----- Information shown

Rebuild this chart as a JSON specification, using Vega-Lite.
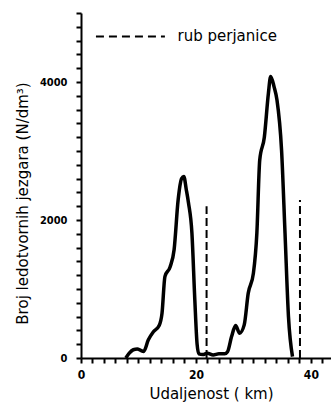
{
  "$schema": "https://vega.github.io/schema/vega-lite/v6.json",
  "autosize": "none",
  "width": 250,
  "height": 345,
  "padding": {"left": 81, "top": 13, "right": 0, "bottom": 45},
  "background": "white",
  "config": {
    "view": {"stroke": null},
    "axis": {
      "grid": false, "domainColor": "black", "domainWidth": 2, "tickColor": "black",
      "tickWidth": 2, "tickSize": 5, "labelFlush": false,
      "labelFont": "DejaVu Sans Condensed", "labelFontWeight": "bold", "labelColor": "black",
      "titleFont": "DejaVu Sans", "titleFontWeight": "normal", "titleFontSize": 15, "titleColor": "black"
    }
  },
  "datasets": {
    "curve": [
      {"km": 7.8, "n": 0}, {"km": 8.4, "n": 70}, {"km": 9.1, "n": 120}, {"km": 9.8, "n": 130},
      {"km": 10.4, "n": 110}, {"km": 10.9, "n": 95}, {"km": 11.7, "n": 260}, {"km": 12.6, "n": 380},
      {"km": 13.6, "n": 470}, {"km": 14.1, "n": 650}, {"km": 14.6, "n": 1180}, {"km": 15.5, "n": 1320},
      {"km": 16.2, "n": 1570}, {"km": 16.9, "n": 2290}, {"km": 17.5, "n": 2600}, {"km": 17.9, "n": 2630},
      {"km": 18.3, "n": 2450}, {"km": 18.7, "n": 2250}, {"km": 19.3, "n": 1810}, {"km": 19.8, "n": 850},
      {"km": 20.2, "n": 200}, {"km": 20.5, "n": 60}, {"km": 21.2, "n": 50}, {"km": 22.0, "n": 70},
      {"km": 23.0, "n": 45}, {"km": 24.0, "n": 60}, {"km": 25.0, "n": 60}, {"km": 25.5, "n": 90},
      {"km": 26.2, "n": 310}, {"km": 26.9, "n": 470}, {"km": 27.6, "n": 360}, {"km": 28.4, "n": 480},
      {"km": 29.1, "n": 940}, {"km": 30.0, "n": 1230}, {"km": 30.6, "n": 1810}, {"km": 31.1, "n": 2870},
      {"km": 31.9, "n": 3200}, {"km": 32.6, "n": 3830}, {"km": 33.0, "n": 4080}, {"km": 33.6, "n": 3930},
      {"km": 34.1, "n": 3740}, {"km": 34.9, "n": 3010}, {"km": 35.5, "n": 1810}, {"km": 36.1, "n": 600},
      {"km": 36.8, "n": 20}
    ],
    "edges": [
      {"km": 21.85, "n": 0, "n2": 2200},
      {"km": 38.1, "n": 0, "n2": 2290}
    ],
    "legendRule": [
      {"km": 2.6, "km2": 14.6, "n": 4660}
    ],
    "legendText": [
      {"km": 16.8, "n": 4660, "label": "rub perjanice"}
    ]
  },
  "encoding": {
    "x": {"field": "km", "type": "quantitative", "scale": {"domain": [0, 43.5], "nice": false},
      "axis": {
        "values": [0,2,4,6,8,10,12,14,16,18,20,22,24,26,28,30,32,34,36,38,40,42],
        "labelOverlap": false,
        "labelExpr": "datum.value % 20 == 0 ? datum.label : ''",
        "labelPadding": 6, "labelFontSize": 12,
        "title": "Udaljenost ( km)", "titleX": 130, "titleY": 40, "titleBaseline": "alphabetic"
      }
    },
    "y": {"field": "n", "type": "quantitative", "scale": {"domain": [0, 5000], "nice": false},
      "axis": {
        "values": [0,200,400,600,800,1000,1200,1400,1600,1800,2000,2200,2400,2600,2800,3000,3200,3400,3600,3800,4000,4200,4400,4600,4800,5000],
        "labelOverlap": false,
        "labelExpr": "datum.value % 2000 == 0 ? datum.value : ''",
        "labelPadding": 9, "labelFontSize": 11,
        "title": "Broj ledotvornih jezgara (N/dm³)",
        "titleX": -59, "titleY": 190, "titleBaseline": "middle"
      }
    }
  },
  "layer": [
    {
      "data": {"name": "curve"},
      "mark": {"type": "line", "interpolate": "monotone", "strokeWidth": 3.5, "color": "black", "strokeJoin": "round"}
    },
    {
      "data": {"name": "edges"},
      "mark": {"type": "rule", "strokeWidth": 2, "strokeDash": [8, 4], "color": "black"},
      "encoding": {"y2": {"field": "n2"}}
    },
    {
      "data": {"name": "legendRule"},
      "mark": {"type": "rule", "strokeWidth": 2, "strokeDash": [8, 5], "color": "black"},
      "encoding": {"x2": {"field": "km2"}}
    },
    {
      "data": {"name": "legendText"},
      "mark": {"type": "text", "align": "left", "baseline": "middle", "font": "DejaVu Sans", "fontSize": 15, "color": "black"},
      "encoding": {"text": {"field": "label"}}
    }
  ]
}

----------

_Task to carry out_
Without the pictures, repeat the listing above exactly.

_Worked solution_
Rebuild this chart as a JSON specification, using Vega-Lite.
{
  "$schema": "https://vega.github.io/schema/vega-lite/v6.json",
  "autosize": "none",
  "width": 250,
  "height": 345,
  "padding": {"left": 81, "top": 13, "right": 0, "bottom": 45},
  "background": "white",
  "config": {
    "view": {"stroke": null},
    "axis": {
      "grid": false, "domainColor": "black", "domainWidth": 2, "tickColor": "black",
      "tickWidth": 2, "tickSize": 5, "labelFlush": false,
      "labelFont": "DejaVu Sans Condensed", "labelFontWeight": "bold", "labelColor": "black",
      "titleFont": "DejaVu Sans", "titleFontWeight": "normal", "titleFontSize": 15, "titleColor": "black"
    }
  },
  "datasets": {
    "curve": [
      {"km": 7.8, "n": 0}, {"km": 8.4, "n": 70}, {"km": 9.1, "n": 120}, {"km": 9.8, "n": 130},
      {"km": 10.4, "n": 110}, {"km": 10.9, "n": 95}, {"km": 11.7, "n": 260}, {"km": 12.6, "n": 380},
      {"km": 13.6, "n": 470}, {"km": 14.1, "n": 650}, {"km": 14.6, "n": 1180}, {"km": 15.5, "n": 1320},
      {"km": 16.2, "n": 1570}, {"km": 16.9, "n": 2290}, {"km": 17.5, "n": 2600}, {"km": 17.9, "n": 2630},
      {"km": 18.3, "n": 2450}, {"km": 18.7, "n": 2250}, {"km": 19.3, "n": 1810}, {"km": 19.8, "n": 850},
      {"km": 20.2, "n": 200}, {"km": 20.5, "n": 60}, {"km": 21.2, "n": 50}, {"km": 22.0, "n": 70},
      {"km": 23.0, "n": 45}, {"km": 24.0, "n": 60}, {"km": 25.0, "n": 60}, {"km": 25.5, "n": 90},
      {"km": 26.2, "n": 310}, {"km": 26.9, "n": 470}, {"km": 27.6, "n": 360}, {"km": 28.4, "n": 480},
      {"km": 29.1, "n": 940}, {"km": 30.0, "n": 1230}, {"km": 30.6, "n": 1810}, {"km": 31.1, "n": 2870},
      {"km": 31.9, "n": 3200}, {"km": 32.6, "n": 3830}, {"km": 33.0, "n": 4080}, {"km": 33.6, "n": 3930},
      {"km": 34.1, "n": 3740}, {"km": 34.9, "n": 3010}, {"km": 35.5, "n": 1810}, {"km": 36.1, "n": 600},
      {"km": 36.8, "n": 20}
    ],
    "edges": [
      {"km": 21.85, "n": 0, "n2": 2200},
      {"km": 38.1, "n": 0, "n2": 2290}
    ],
    "legendRule": [
      {"km": 2.6, "km2": 14.6, "n": 4660}
    ],
    "legendText": [
      {"km": 16.8, "n": 4660, "label": "rub perjanice"}
    ]
  },
  "encoding": {
    "x": {"field": "km", "type": "quantitative", "scale": {"domain": [0, 43.5], "nice": false},
      "axis": {
        "values": [0,2,4,6,8,10,12,14,16,18,20,22,24,26,28,30,32,34,36,38,40,42],
        "labelOverlap": false,
        "labelExpr": "datum.value % 20 == 0 ? datum.label : ''",
        "labelPadding": 6, "labelFontSize": 12,
        "title": "Udaljenost ( km)", "titleX": 130, "titleY": 40, "titleBaseline": "alphabetic"
      }
    },
    "y": {"field": "n", "type": "quantitative", "scale": {"domain": [0, 5000], "nice": false},
      "axis": {
        "values": [0,200,400,600,800,1000,1200,1400,1600,1800,2000,2200,2400,2600,2800,3000,3200,3400,3600,3800,4000,4200,4400,4600,4800,5000],
        "labelOverlap": false,
        "labelExpr": "datum.value % 2000 == 0 ? datum.value : ''",
        "labelPadding": 9, "labelFontSize": 11,
        "title": "Broj ledotvornih jezgara (N/dm³)",
        "titleX": -59, "titleY": 190, "titleBaseline": "middle"
      }
    }
  },
  "layer": [
    {
      "data": {"name": "curve"},
      "mark": {"type": "line", "interpolate": "monotone", "strokeWidth": 3.5, "color": "black", "strokeJoin": "round"}
    },
    {
      "data": {"name": "edges"},
      "mark": {"type": "rule", "strokeWidth": 2, "strokeDash": [8, 4], "color": "black"},
      "encoding": {"y2": {"field": "n2"}}
    },
    {
      "data": {"name": "legendRule"},
      "mark": {"type": "rule", "strokeWidth": 2, "strokeDash": [8, 5], "color": "black"},
      "encoding": {"x2": {"field": "km2"}}
    },
    {
      "data": {"name": "legendText"},
      "mark": {"type": "text", "align": "left", "baseline": "middle", "font": "DejaVu Sans", "fontSize": 15, "color": "black"},
      "encoding": {"text": {"field": "label"}}
    }
  ]
}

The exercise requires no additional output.